De acordo com a manifestação da AGU, o Decreto Estadual nº 677, de 1º de fevereiro de 2024 e a proposta de conciliação “não são suficientes para sanar a inconstitucionalidade presente na legislação impugnada e nem para solucionar as graves consequências impostas aos pescadores artesanais”. Isto porque, a lista de 12 espécies proposta pelo Governo de Mato Grosso representa cerca de 90% da produção desembarcada de pescado, o que se mantida afeta diretamente “o núcleo essencial ao direito à cultura, à livre iniciativa e à dignidade da pessoa humana se mantém, bem como a desproporcionalidade do ônus imposto a uma das muitas atividades que impactam os estoques pesqueiros”.

Inconstitucionalidade

A ação direta de inconstitucionalidade 7471 é de autoria do Movimento Democrático Brasileiro (MDB), com o pedido de suspensão de efeitos da Lei 12.197/2023. Além dessa, outras duas ações (7514 e 7590) foram ingressadas no STF pelo Partido Social Democrático (PSD) e a Confederação Nacional dos Pescadores (CNP), respectivamente.

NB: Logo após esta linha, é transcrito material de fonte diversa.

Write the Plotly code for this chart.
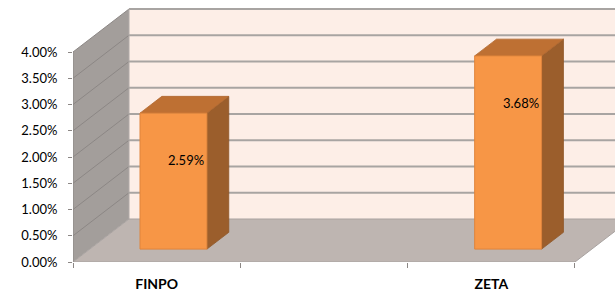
import plotly.graph_objects as go

# ---- data ----
categories = ["FINPO", "", "ZETA"]
values = [2.59, None, 3.68]
y_ticks = [0, 0.5, 1, 1.5, 2, 2.5, 3, 3.5, 4]
y_ticklabels = [f"{v:.2f}%" for v in y_ticks]

# ---- 3D-look geometry (in data units) ----
DX = 0.3347      # depth shift along x (category units)
DY = 0.819       # depth shift along y (percent units)
BAR_F0 = 0.30    # bar front face depth fraction
BAR_D = 0.39     # bar depth fraction
BAR_W = 0.40     # bar width (category units)
NCAT = len(categories)
YMAX = 4

FONT = "Lato"
traces = []

def poly(xs, ys, fill, line_color=None, line_width=0):
    traces.append(go.Scatter(
        x=list(xs) + [xs[0]], y=list(ys) + [ys[0]], mode="lines", fill="toself",
        fillcolor=fill, line=dict(color=line_color or fill, width=line_width),
        hoverinfo="skip", showlegend=False))

def seg(x0, y0, x1, y1, color, width=1):
    traces.append(go.Scatter(
        x=[x0, x1], y=[y0, y1], mode="lines", line=dict(color=color, width=width),
        hoverinfo="skip", showlegend=False))

# back wall
poly([DX, NCAT + 1, NCAT + 1, DX], [DY, DY, YMAX + DY, YMAX + DY], "#FDEEE7")
for v in y_ticks[1:]:
    seg(DX, v + DY, NCAT + 1, v + DY, "#A8A4A2", 1.8)
# side wall
poly([0, DX, DX, 0], [0, DY, YMAX + DY, YMAX], "#A39E9B")
for v in y_ticks[1:]:
    seg(0, v, DX, v + DY, "#8C8785", 1)
seg(DX, DY, DX, YMAX + DY, "#B0ABA8", 1)
# floor
poly([0, NCAT, NCAT + DX, DX], [0, 0, DY, DY], "#BEB5B1", "#A8A2A0", 1)

# bars
for i, v in enumerate(values):
    if v is None:
        continue
    c = i + 0.5
    x0 = c - BAR_W / 2 + BAR_F0 * DX
    x1 = c + BAR_W / 2 + BAR_F0 * DX
    yb = BAR_F0 * DY
    yt = v + BAR_F0 * DY
    ddx = BAR_D * DX
    ddy = BAR_D * DY
    # side
    poly([x1, x1 + ddx, x1 + ddx, x1], [yb, yb + ddy, yt + ddy, yt], "#9B5E2C", "#8E5526", 0.8)
    # top
    poly([x0, x1, x1 + ddx, x0 + ddx], [yt, yt, yt + ddy, yt + ddy], "#BE7033", "#B0672E", 0.8)
    # front
    poly([x0, x1, x1, x0], [yb, yb, yt, yt], "#F79646", "#DF843C", 1)

# front y axis line
seg(0, 0, 0, YMAX, "#8C8785", 1)

fig = go.Figure(traces)

annotations = []
for i, v in enumerate(values):
    if v is None:
        continue
    annotations.append(dict(
        x=i + 0.5 + 0.53 * DX, y=v - 0.65, text=f"{v:.2f}%", showarrow=False,
        font=dict(family=FONT, size=13, color="#000000"), xanchor="center", yanchor="middle"))

fig.update_layout(
    width=615, height=291,
    margin=dict(l=73, r=0, t=0, b=29, autoexpand=False),
    paper_bgcolor="white", plot_bgcolor="white",
    annotations=annotations,
    xaxis=dict(
        range=[0, 542 / 167.33], showgrid=False, zeroline=False, showline=False,
        tickmode="array", tickvals=[i + 0.5 for i in range(NCAT)], ticktext=categories,
        ticks="", ticklabelstandoff=12, automargin=False,
        tickfont=dict(family=FONT, size=14, color="#000000", weight="bold"),
        minor=dict(ticks="outside", tick0=0, dtick=1, ticklen=5, tickcolor="#8C8785", tickwidth=1, showgrid=False),
    ),
    yaxis=dict(
        range=[0, 262 / 52.5], showgrid=False, zeroline=False, showline=False,
        tickmode="array", tickvals=y_ticks, ticktext=y_ticklabels, automargin=False,
        ticks="outside", ticklen=4, tickcolor="#8C8785", tickwidth=1, ticklabelstandoff=8,
        tickfont=dict(family=FONT, size=13, color="#000000"),
    ),
)

fig.write_html("out.html", config={"displayModeBar": False},
               post_script="document.body.style.margin='0';document.body.style.padding='0';")
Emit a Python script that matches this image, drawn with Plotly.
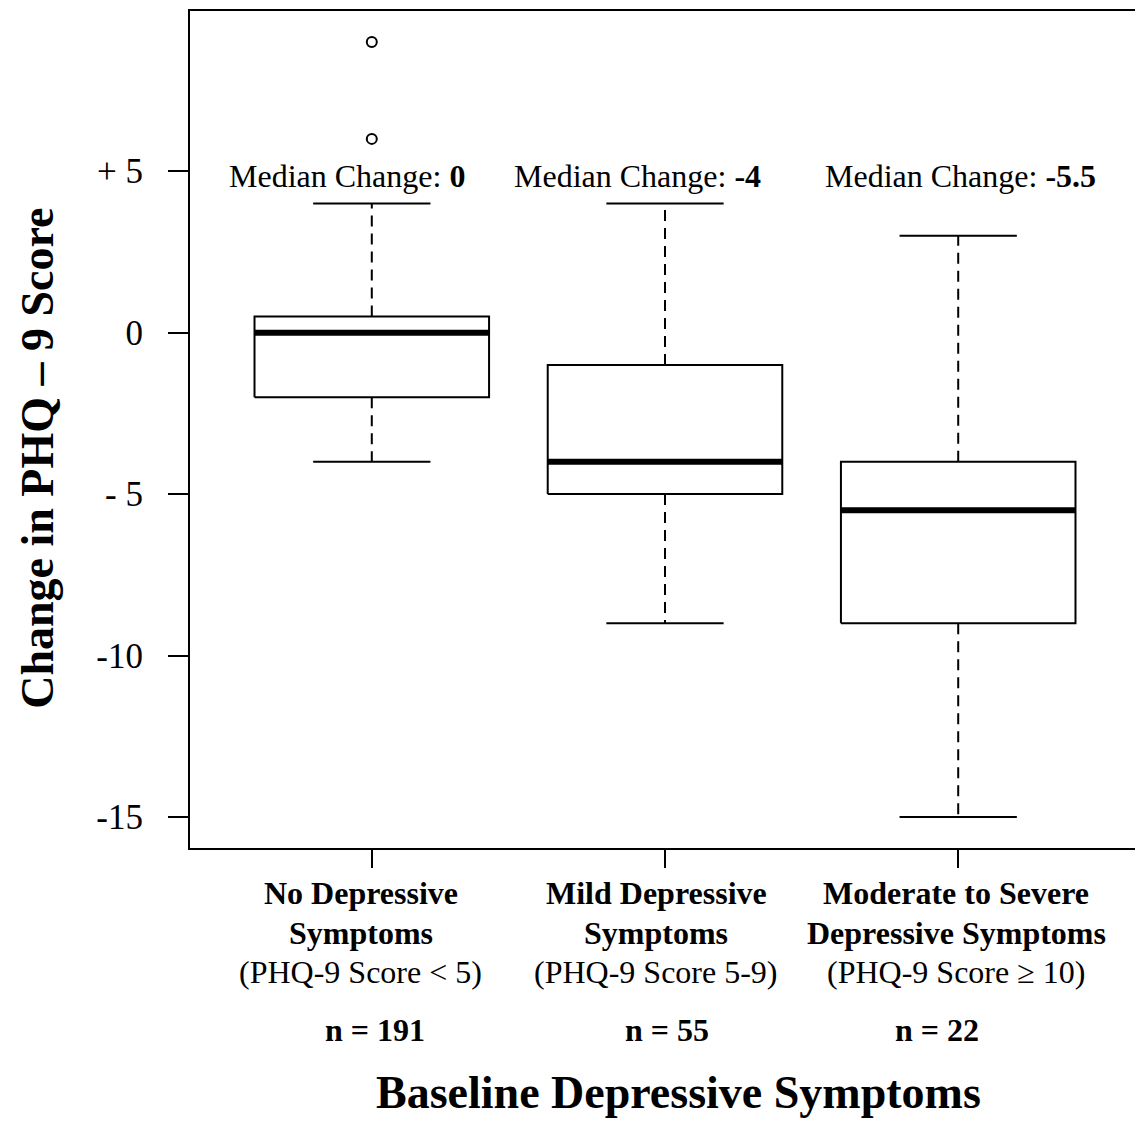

Representando organizações da sociedade civil no processo, as advogadas Bruna Bolzani, do Formad, e Edilene Amaral, do Observatório Socioambiental de Mato Grosso (Observa-MT), acreditam na inconstitucionalidade do Cota Zero.  “O acordo feito na primeira audiência era de que deveria haver um diálogo entre o Governo de Mato Grosso e os ministérios da Pesca e do Meio Ambiente, Ibama, AGU e INSS, o que não aconteceu. A lista de 12 espécies proibidas representa 90% da produção de pescado e é arbitrária, pois não tem nenhuma evidência ou estudo científico como embasamento e certamente será rejeitada pelas demais instituições convocadas pelo STF”, ressalta Bruna Bolzani.

“Se o Estado tivesse segurança jurídica e embasamento científico a respeito da proposta, faria de tudo para que ela fosse rapidamente analisada e aceita. Seguimos acreditando na derrubada da Lei, até porque todos os órgãos envolvidos já analisaram a proposta, posto que o Governador já as apresentou em forma de Decretos, então as análises e rejeições já se encontram nos autos”, finaliza Edilene Amaral.